Task requirements:
Retype nothing but the lines from the start of the material up to and including the line with "0.611, 0.687, 0.741];". Pictures don't belong in the copy.

Given material:
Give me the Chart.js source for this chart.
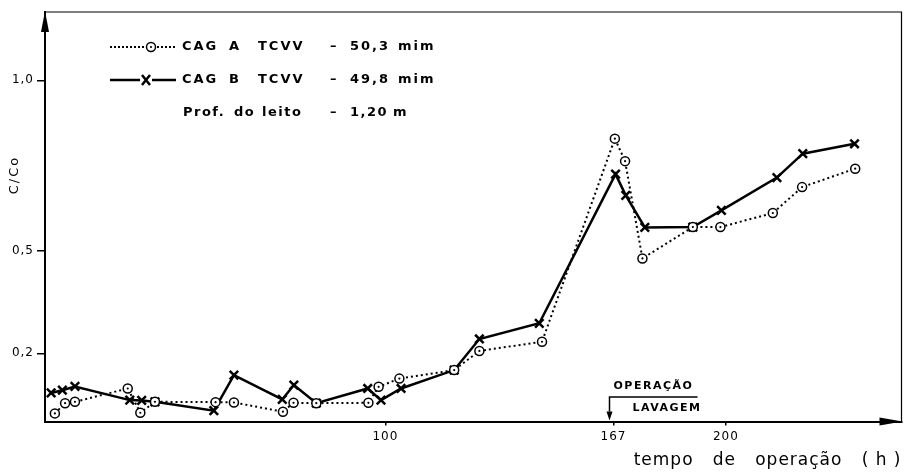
<!DOCTYPE html>
<html>
<head>
<meta charset="utf-8">
<script src="https://cdn.jsdelivr.net/npm/chart.js@4.4.1/dist/chart.umd.min.js"></script>
<style>
html, body { margin: 0; padding: 0; background: #fff; }
#wrap { width: 910px; height: 472px; }
</style>
</head>
<body>
<div id="wrap"><canvas id="chart" width="910" height="472"></canvas></div>
<script>
"use strict";

// CAG A - TCVV 50,3 min (dotted, circles)
var hoursA = [2.9, 5.9, 8.8, 24.3, 28.0, 32.3, 50.1, 55.5, 69.9, 73.0, 79.7, 95.0, 98.0, 104.1, 120.2, 127.6, 146.0, 167.4, 170.4, 175.5, 190.3, 198.4, 213.8, 222.4, 238.0];
var cagA = [0.024, 0.054, 0.058, 0.097, 0.026, 0.058, 0.057, 0.056, 0.029, 0.055, 0.054, 0.055, 0.102, 0.126, 0.151, 0.207, 0.234, 0.829, 0.763, 0.478, 0.570, 0.570, 0.611, 0.687, 0.741];

// CAG B - TCVV 49,8 min (solid, crosses)
var hoursB = [1.8, 5.1, 8.8, 24.9, 28.4, 32.3, 49.6, 55.5, 69.7, 73.1, 79.7, 94.8, 98.7, 104.6, 120.2, 127.6, 145.2, 167.6, 170.6, 176.2, 190.3, 198.7, 215.0, 222.6, 237.8];
var cagB = [0.084, 0.092, 0.103, 0.063, 0.062, 0.058, 0.032, 0.136, 0.065, 0.107, 0.054, 0.097, 0.063, 0.097, 0.151, 0.242, 0.288, 0.725, 0.663, 0.569, 0.570, 0.619, 0.715, 0.785, 0.814];

var xTicks = [100, 167, 200];
var yTicks = [0.2, 0.5, 1.0];
var washHour = 167;

var legendRows = [
	["CAG", "A", "TCVV", "\u2013", "50,3", "mim"],
	["CAG", "B", "TCVV", "\u2013", "49,8", "mim"]
];
var depthText = ["Prof.", "do", "leito", "\u2013", "1,20", "m"];

function toPoints(xs, ys) {
	return xs.map(function(x, i) { return { x: x, y: ys[i] }; });
}

var spacingPlugin = {
	id: "spacing",
	beforeDraw: function(chart) {
		chart.ctx.letterSpacing = "1px";
	}
};

var drawingPlugin = {
	id: "drawing",
	afterDatasetsDraw: function(chart) {
		var ctx = chart.ctx;
		var area = chart.chartArea;
		var xs = chart.scales.x;

		// little dot in each circle of series A
		var meta = chart.getDatasetMeta(0);
		ctx.save();
		ctx.fillStyle = "#000";
		meta.data.forEach(function(pt) {
			ctx.beginPath();
			ctx.arc(pt.x, pt.y, 1.1, 0, Math.PI * 2);
			ctx.fill();
		});
		ctx.restore();

		ctx.save();
		ctx.strokeStyle = "#000";
		ctx.fillStyle = "#000";

		// frame top and right
		ctx.lineWidth = 1.2;
		ctx.beginPath();
		ctx.moveTo(area.left, area.top);
		ctx.lineTo(area.right, area.top);
		ctx.lineTo(area.right, area.bottom);
		ctx.stroke();

		// arrow heads
		ctx.beginPath();
		ctx.moveTo(area.left, area.top - 1);
		ctx.lineTo(area.left - 4, area.top + 20);
		ctx.lineTo(area.left + 4, area.top + 20);
		ctx.closePath();
		ctx.fill();
		ctx.beginPath();
		ctx.moveTo(area.right + 1, area.bottom);
		ctx.lineTo(area.right - 22, area.bottom - 4);
		ctx.lineTo(area.right - 22, area.bottom + 4);
		ctx.closePath();
		ctx.fill();

		// y title
		ctx.save();
		ctx.translate(15, 175);
		ctx.rotate(-Math.PI / 2);
		ctx.font = "13px 'DejaVu Sans'";
		ctx.letterSpacing = "2px";
		ctx.textAlign = "center";
		ctx.textBaseline = "middle";
		ctx.fillText("C/Co", 0, 0);
		ctx.restore();

		// legend
		var wordX = [182, 229, 258, 330, 350, 398];
		var rowY = [47, 80];
		ctx.font = "bold 13px 'DejaVu Sans'";
		ctx.letterSpacing = "2px";
		ctx.textBaseline = "middle";
		ctx.textAlign = "left";
		legendRows.forEach(function(words, r) {
			words.forEach(function(w, i) { ctx.fillText(w, wordX[i], rowY[r]); });
		});
		var depthX = [183, 234, 262, 330, 350, 393];
		ctx.letterSpacing = "1.5px";
		depthText.forEach(function(w, i) { ctx.fillText(w, depthX[i], 113); });

		// legend samples
		ctx.lineWidth = 2;
		ctx.setLineDash([2, 2]);
		ctx.beginPath();
		ctx.moveTo(110, 47); ctx.lineTo(145, 47);
		ctx.moveTo(157, 47); ctx.lineTo(175, 47);
		ctx.stroke();
		ctx.setLineDash([]);
		ctx.lineWidth = 1.5;
		ctx.fillStyle = "#fff";
		ctx.beginPath();
		ctx.arc(151, 47, 4.5, 0, Math.PI * 2);
		ctx.fill();
		ctx.stroke();
		ctx.fillStyle = "#000";
		ctx.beginPath();
		ctx.arc(151, 47, 1.1, 0, Math.PI * 2);
		ctx.fill();

		ctx.lineWidth = 2.5;
		ctx.beginPath();
		ctx.moveTo(110, 80); ctx.lineTo(140, 80);
		ctx.moveTo(152, 80); ctx.lineTo(176, 80);
		ctx.moveTo(142, 75); ctx.lineTo(150, 85);
		ctx.moveTo(150, 75); ctx.lineTo(142, 85);
		ctx.stroke();

		// washing marker
		var wx = xs.getPixelForValue(washHour) - 4;
		ctx.lineWidth = 1.5;
		ctx.beginPath();
		ctx.moveTo(wx, area.bottom - 10);
		ctx.lineTo(wx, 397);
		ctx.lineTo(wx + 88, 397);
		ctx.stroke();
		ctx.beginPath();
		ctx.moveTo(wx, area.bottom - 1);
		ctx.lineTo(wx - 3, area.bottom - 10);
		ctx.lineTo(wx + 3, area.bottom - 10);
		ctx.closePath();
		ctx.fill();
		ctx.font = "bold 11px 'DejaVu Sans'";
		ctx.letterSpacing = "1.5px";
		ctx.textAlign = "left";
		ctx.fillText("OPERAÇÃO", wx + 4, 386);
		ctx.fillText("LAVAGEM", wx + 23, 408);
		ctx.restore();
	}
};

var chart = new Chart(document.getElementById("chart"), {
	type: "scatter",
	data: {
		datasets: [
			{
				label: "CAG A",
				data: toPoints(hoursA, cagA),
				showLine: true,
				borderColor: "#000",
				borderWidth: 2,
				borderDash: [2, 3],
				pointStyle: "circle",
				pointRadius: 4.5,
				pointBorderWidth: 1.5,
				pointBackgroundColor: "#fff",
				pointBorderColor: "#000",
				clip: false
			},
			{
				label: "CAG B",
				data: toPoints(hoursB, cagB),
				showLine: true,
				borderColor: "#000",
				borderWidth: 2.5,
				pointStyle: "crossRot",
				pointRadius: 6,
				pointBorderWidth: 2.5,
				pointBorderColor: "#000",
				clip: false
			}
		]
	},
	options: {
		responsive: false,
		animation: false,
		layout: { padding: { top: 12, right: 7, left: 0, bottom: 0 } },
		plugins: {
			legend: { display: false },
			tooltip: { enabled: false }
		},
		scales: {
			x: {
				type: "linear",
				min: 0,
				max: 251.6,
				afterBuildTicks: function(scale) {
					scale.ticks = xTicks.map(function(v) { return { value: v }; });
				},
				afterFit: function(scale) { scale.height = 50.4; },
				ticks: {
					color: "#000",
					font: { family: "'DejaVu Sans'", size: 12 },
					padding: 4,
					callback: function(v) { return String(v); }
				},
				grid: { drawOnChartArea: false, color: "#000", tickLength: 4, lineWidth: 1.5 },
				border: { color: "#000", width: 2 },
				title: {
					display: true,
					text: "tempo   de   operação   ( h )",
					align: "end",
					color: "#000",
					font: { family: "'DejaVu Sans'", size: 17 },
					padding: { top: 0, bottom: 1 }
				}
			},
			y: {
				type: "linear",
				min: 0,
				max: 1.2,
				afterBuildTicks: function(scale) {
					scale.ticks = yTicks.map(function(v) { return { value: v }; });
				},
				afterFit: function(scale) { scale.width = 45; },
				ticks: {
					color: "#000",
					font: { family: "'DejaVu Sans'", size: 12 },
					padding: 3,
					callback: function(v) { return v.toFixed(1).replace(".", ","); }
				},
				grid: { drawOnChartArea: false, color: "#000", tickLength: 8, lineWidth: 1.5 },
				border: { color: "#000", width: 2 }
			}
		}
	},
	plugins: [spacingPlugin, drawingPlugin]
});
</script>
</body>
</html>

Solution:
Give me the Chart.js source for this chart.
<!DOCTYPE html>
<html>
<head>
<meta charset="utf-8">
<script src="https://cdn.jsdelivr.net/npm/chart.js@4.4.1/dist/chart.umd.min.js"></script>
<style>
html, body { margin: 0; padding: 0; background: #fff; }
#wrap { width: 910px; height: 472px; }
</style>
</head>
<body>
<div id="wrap"><canvas id="chart" width="910" height="472"></canvas></div>
<script>
"use strict";

// CAG A - TCVV 50,3 min (dotted, circles)
var hoursA = [2.9, 5.9, 8.8, 24.3, 28.0, 32.3, 50.1, 55.5, 69.9, 73.0, 79.7, 95.0, 98.0, 104.1, 120.2, 127.6, 146.0, 167.4, 170.4, 175.5, 190.3, 198.4, 213.8, 222.4, 238.0];
var cagA = [0.024, 0.054, 0.058, 0.097, 0.026, 0.058, 0.057, 0.056, 0.029, 0.055, 0.054, 0.055, 0.102, 0.126, 0.151, 0.207, 0.234, 0.829, 0.763, 0.478, 0.570, 0.570, 0.611, 0.687, 0.741];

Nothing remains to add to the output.